## WORK INSTRUCTIONS
Below you will find a set of lines. Repeat them all exactly.
>> Begin SOURCE MATERIAL
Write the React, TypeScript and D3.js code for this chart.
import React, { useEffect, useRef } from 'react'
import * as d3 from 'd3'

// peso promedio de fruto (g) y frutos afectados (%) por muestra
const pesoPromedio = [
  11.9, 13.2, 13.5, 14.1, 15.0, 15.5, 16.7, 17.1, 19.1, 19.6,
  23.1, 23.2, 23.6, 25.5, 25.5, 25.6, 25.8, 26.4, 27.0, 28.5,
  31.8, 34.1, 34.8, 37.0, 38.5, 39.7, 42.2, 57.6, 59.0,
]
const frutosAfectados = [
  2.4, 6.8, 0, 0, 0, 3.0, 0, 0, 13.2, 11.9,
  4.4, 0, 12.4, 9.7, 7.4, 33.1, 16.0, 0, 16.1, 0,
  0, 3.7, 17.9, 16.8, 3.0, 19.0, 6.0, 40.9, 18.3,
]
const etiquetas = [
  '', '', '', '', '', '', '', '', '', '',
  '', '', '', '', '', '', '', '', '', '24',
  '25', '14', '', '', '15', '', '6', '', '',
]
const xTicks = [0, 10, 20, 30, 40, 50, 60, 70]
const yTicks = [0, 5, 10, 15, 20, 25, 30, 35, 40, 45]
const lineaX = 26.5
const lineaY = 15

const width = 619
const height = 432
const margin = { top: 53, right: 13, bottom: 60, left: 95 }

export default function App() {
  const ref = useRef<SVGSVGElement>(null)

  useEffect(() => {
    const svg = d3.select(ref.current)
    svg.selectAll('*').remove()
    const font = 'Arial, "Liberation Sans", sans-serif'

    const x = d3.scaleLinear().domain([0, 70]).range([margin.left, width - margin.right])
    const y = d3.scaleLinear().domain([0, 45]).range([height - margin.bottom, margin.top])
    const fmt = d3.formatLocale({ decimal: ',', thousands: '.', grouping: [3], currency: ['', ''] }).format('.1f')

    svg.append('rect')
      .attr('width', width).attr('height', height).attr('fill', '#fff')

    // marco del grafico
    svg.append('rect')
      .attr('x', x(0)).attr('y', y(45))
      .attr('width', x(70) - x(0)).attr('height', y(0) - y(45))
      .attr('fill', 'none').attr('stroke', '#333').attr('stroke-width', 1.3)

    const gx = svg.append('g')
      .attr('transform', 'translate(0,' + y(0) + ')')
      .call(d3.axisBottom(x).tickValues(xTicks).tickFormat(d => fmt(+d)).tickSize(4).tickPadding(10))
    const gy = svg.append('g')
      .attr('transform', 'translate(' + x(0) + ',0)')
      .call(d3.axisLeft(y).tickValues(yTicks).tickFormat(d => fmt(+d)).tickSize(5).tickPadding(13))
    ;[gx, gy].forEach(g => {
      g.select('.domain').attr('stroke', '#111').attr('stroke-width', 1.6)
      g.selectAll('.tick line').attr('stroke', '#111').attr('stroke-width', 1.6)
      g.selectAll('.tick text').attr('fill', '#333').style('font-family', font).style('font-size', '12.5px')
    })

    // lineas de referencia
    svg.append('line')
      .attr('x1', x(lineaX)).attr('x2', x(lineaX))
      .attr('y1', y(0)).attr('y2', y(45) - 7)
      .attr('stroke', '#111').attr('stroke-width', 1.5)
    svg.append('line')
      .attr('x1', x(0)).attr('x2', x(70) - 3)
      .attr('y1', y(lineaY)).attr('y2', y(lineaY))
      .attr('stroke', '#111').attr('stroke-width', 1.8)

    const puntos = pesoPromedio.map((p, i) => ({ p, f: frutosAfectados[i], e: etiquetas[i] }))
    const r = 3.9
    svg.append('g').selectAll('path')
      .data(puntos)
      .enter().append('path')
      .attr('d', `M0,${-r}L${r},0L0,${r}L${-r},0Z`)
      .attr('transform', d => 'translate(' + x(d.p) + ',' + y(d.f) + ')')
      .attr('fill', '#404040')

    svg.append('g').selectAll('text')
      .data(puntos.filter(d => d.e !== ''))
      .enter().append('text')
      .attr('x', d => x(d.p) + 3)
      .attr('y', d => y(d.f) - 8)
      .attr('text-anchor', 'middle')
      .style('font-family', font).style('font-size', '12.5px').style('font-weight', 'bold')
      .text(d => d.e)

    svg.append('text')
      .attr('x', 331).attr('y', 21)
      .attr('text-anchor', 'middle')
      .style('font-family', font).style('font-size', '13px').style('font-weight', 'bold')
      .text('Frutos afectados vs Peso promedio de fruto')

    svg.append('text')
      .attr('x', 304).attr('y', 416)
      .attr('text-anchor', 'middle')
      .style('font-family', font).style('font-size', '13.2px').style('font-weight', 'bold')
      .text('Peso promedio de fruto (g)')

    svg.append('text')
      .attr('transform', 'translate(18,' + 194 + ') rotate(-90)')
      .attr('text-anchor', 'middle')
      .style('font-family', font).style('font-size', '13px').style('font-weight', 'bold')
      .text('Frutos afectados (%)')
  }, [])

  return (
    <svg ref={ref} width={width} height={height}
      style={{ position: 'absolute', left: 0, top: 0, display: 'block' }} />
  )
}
>> End SOURCE MATERIAL
## RESPONSE FOR THIS EXERCISE
Write the React, TypeScript and D3.js code for this chart.
import React, { useEffect, useRef } from 'react'
import * as d3 from 'd3'

// peso promedio de fruto (g) y frutos afectados (%) por muestra
const pesoPromedio = [
  11.9, 13.2, 13.5, 14.1, 15.0, 15.5, 16.7, 17.1, 19.1, 19.6,
  23.1, 23.2, 23.6, 25.5, 25.5, 25.6, 25.8, 26.4, 27.0, 28.5,
  31.8, 34.1, 34.8, 37.0, 38.5, 39.7, 42.2, 57.6, 59.0,
]
const frutosAfectados = [
  2.4, 6.8, 0, 0, 0, 3.0, 0, 0, 13.2, 11.9,
  4.4, 0, 12.4, 9.7, 7.4, 33.1, 16.0, 0, 16.1, 0,
  0, 3.7, 17.9, 16.8, 3.0, 19.0, 6.0, 40.9, 18.3,
]
const etiquetas = [
  '', '', '', '', '', '', '', '', '', '',
  '', '', '', '', '', '', '', '', '', '24',
  '25', '14', '', '', '15', '', '6', '', '',
]
const xTicks = [0, 10, 20, 30, 40, 50, 60, 70]
const yTicks = [0, 5, 10, 15, 20, 25, 30, 35, 40, 45]
const lineaX = 26.5
const lineaY = 15

const width = 619
const height = 432
const margin = { top: 53, right: 13, bottom: 60, left: 95 }

export default function App() {
  const ref = useRef<SVGSVGElement>(null)

  useEffect(() => {
    const svg = d3.select(ref.current)
    svg.selectAll('*').remove()
    const font = 'Arial, "Liberation Sans", sans-serif'

    const x = d3.scaleLinear().domain([0, 70]).range([margin.left, width - margin.right])
    const y = d3.scaleLinear().domain([0, 45]).range([height - margin.bottom, margin.top])
    const fmt = d3.formatLocale({ decimal: ',', thousands: '.', grouping: [3], currency: ['', ''] }).format('.1f')

    svg.append('rect')
      .attr('width', width).attr('height', height).attr('fill', '#fff')

    // marco del grafico
    svg.append('rect')
      .attr('x', x(0)).attr('y', y(45))
      .attr('width', x(70) - x(0)).attr('height', y(0) - y(45))
      .attr('fill', 'none').attr('stroke', '#333').attr('stroke-width', 1.3)

    const gx = svg.append('g')
      .attr('transform', 'translate(0,' + y(0) + ')')
      .call(d3.axisBottom(x).tickValues(xTicks).tickFormat(d => fmt(+d)).tickSize(4).tickPadding(10))
    const gy = svg.append('g')
      .attr('transform', 'translate(' + x(0) + ',0)')
      .call(d3.axisLeft(y).tickValues(yTicks).tickFormat(d => fmt(+d)).tickSize(5).tickPadding(13))
    ;[gx, gy].forEach(g => {
      g.select('.domain').attr('stroke', '#111').attr('stroke-width', 1.6)
      g.selectAll('.tick line').attr('stroke', '#111').attr('stroke-width', 1.6)
      g.selectAll('.tick text').attr('fill', '#333').style('font-family', font).style('font-size', '12.5px')
    })

    // lineas de referencia
    svg.append('line')
      .attr('x1', x(lineaX)).attr('x2', x(lineaX))
      .attr('y1', y(0)).attr('y2', y(45) - 7)
      .attr('stroke', '#111').attr('stroke-width', 1.5)
    svg.append('line')
      .attr('x1', x(0)).attr('x2', x(70) - 3)
      .attr('y1', y(lineaY)).attr('y2', y(lineaY))
      .attr('stroke', '#111').attr('stroke-width', 1.8)

    const puntos = pesoPromedio.map((p, i) => ({ p, f: frutosAfectados[i], e: etiquetas[i] }))
    const r = 3.9
    svg.append('g').selectAll('path')
      .data(puntos)
      .enter().append('path')
      .attr('d', `M0,${-r}L${r},0L0,${r}L${-r},0Z`)
      .attr('transform', d => 'translate(' + x(d.p) + ',' + y(d.f) + ')')
      .attr('fill', '#404040')

    svg.append('g').selectAll('text')
      .data(puntos.filter(d => d.e !== ''))
      .enter().append('text')
      .attr('x', d => x(d.p) + 3)
      .attr('y', d => y(d.f) - 8)
      .attr('text-anchor', 'middle')
      .style('font-family', font).style('font-size', '12.5px').style('font-weight', 'bold')
      .text(d => d.e)

    svg.append('text')
      .attr('x', 331).attr('y', 21)
      .attr('text-anchor', 'middle')
      .style('font-family', font).style('font-size', '13px').style('font-weight', 'bold')
      .text('Frutos afectados vs Peso promedio de fruto')

    svg.append('text')
      .attr('x', 304).attr('y', 416)
      .attr('text-anchor', 'middle')
      .style('font-family', font).style('font-size', '13.2px').style('font-weight', 'bold')
      .text('Peso promedio de fruto (g)')

    svg.append('text')
      .attr('transform', 'translate(18,' + 194 + ') rotate(-90)')
      .attr('text-anchor', 'middle')
      .style('font-family', font).style('font-size', '13px').style('font-weight', 'bold')
      .text('Frutos afectados (%)')
  }, [])

  return (
    <svg ref={ref} width={width} height={height}
      style={{ position: 'absolute', left: 0, top: 0, display: 'block' }} />
  )
}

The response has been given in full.